Even Newt Gingrich, for heaven's sake -- a man whose meaningful political career ended in disgrace over a decade ago, a man with nothing to recommend himself as presidential material other than his apparent media omnipresence -- can get respectable people to treat his 2012 ambitions as a topic for serious conversation!

So if you're a Democratic presidential hopeful, you'd better make certain you win, because the odds are you'll only get one chance at it. If you're a Republican presidential hopeful, though, all you have to do is make it into the first round of playoffs to get on the presidential-hopeful gravy train for the rest of your working life.

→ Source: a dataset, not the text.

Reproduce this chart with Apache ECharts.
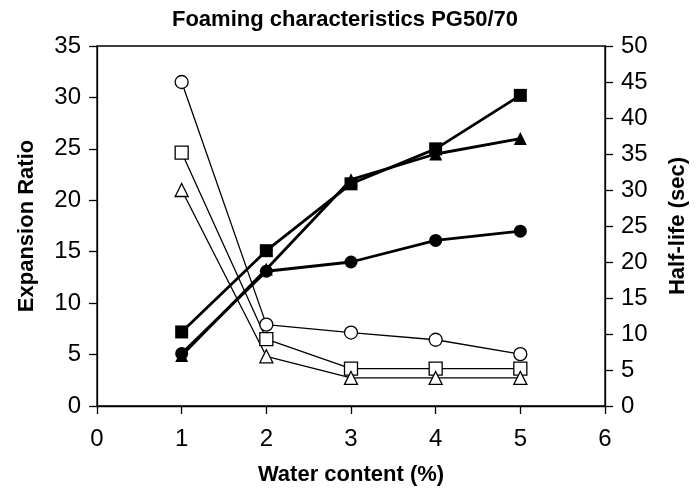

If someone like Daniels can come in a surprising second or even third in a couple of early primaries/caucuses in 2012 before washing out because he can't raise enough money, he could still be on right-wing welfare until his dying day, as a think-tank member, FOX News contributor, strategic consultant, paid speaker, provider of "balance" on the Sunday morning talk shows, etc., and above all as an eternal hopeful, always waiting for the next primary season.

(Note to NPR: How can Gingrich be staging a "comeback" -- as you call it in your interview title -- if you've never given him a sporting chance to go away?)


(Update: Steve at No More Mister Nice Blog says Daniels' 2012 chances are "toast," and not in the nice breakfasty way.)